Earrings, necklaces, watches, and glasses often reveal AI generation. Look for mismatched earrings that were clearly meant to be a pair, necklace chains that disappear and reappear, or watch faces with random symbols instead of numbers. Glasses frames may be thicker on one side, have different shapes for each lens, or lack proper reflections. These small details are easy to overlook at a glance but become obvious upon closer inspection. If an image shows someone wearing accessories, zoom in and study them carefully.

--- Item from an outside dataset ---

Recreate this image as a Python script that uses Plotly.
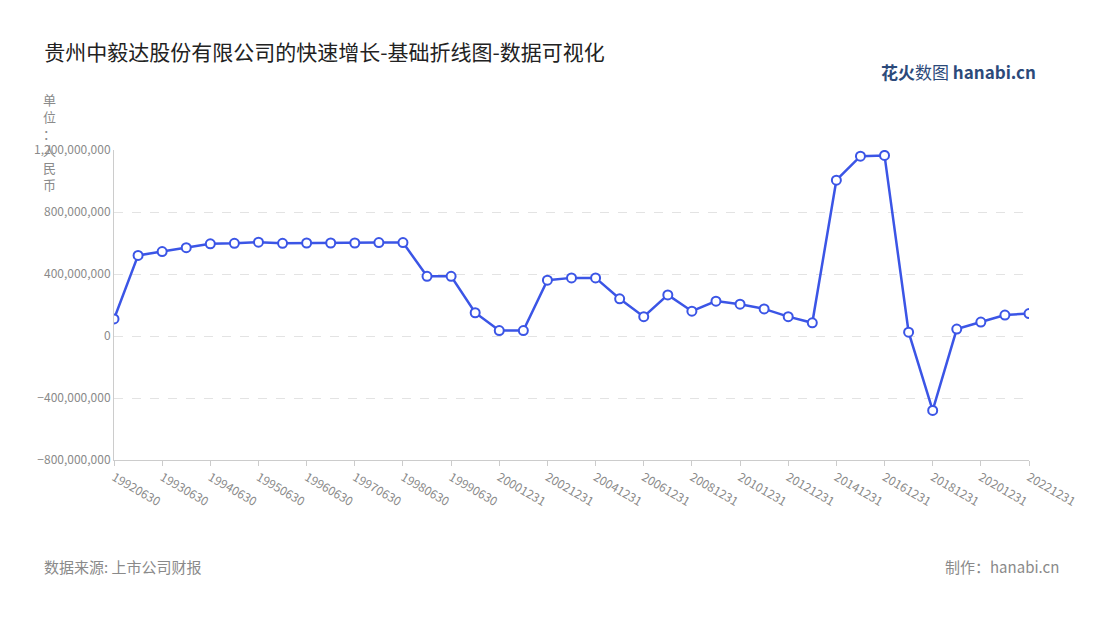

9. Reflections and Shadows

Reflections are exceptionally difficult for AI to render correctly. Check mirrors, water surfaces, windows, and shiny objects. The reflection should match the subject in terms of position, proportion, and detail. AI-generated reflections may show a different angle, miss elements entirely, or include phantom objects that do not exist in the main scene. Shadows follow a similar pattern. They should be consistent with the light source and the shape of the object casting them. Missing, duplicated, or oddly shaped shadows are strong indicators of synthetic imagery.

10. The Overall Uncanny Quality

Sometimes, you cannot pinpoint a single flaw, but something about the image simply feels off. This is often described as the "uncanny valley" effect. It might be a face that is too perfect, a scene that is too idealized, or a composition that feels like it was designed to look impressive rather than to capture a real moment. Trust this instinct. With practice, your brain becomes better at detecting the subtle patterns that separate AI-generated images from authentic photographs. The more images you evaluate, the sharper your intuition becomes.

Putting It All Together

No single sign is a guarantee that an image is AI-generated, and the best generators are improving rapidly. The most effective approach is to check for multiple indicators at once. Start with the hands and face, scan the background, read any visible text, and check the lighting. If several of these areas show problems, you can be fairly confident that the image was not captured by a camera.

It is also worth noting that dedicated AI detection tools can supplement your own judgment, though they are not infallible either. The combination of trained human perception and technological assistance provides the strongest defense against misleading AI imagery.

If you want to sharpen your detection skills further, research shows that regular practice significantly improves your accuracy. The ability to distinguish real from fake is a skill, and like any skill, it improves with deliberate effort.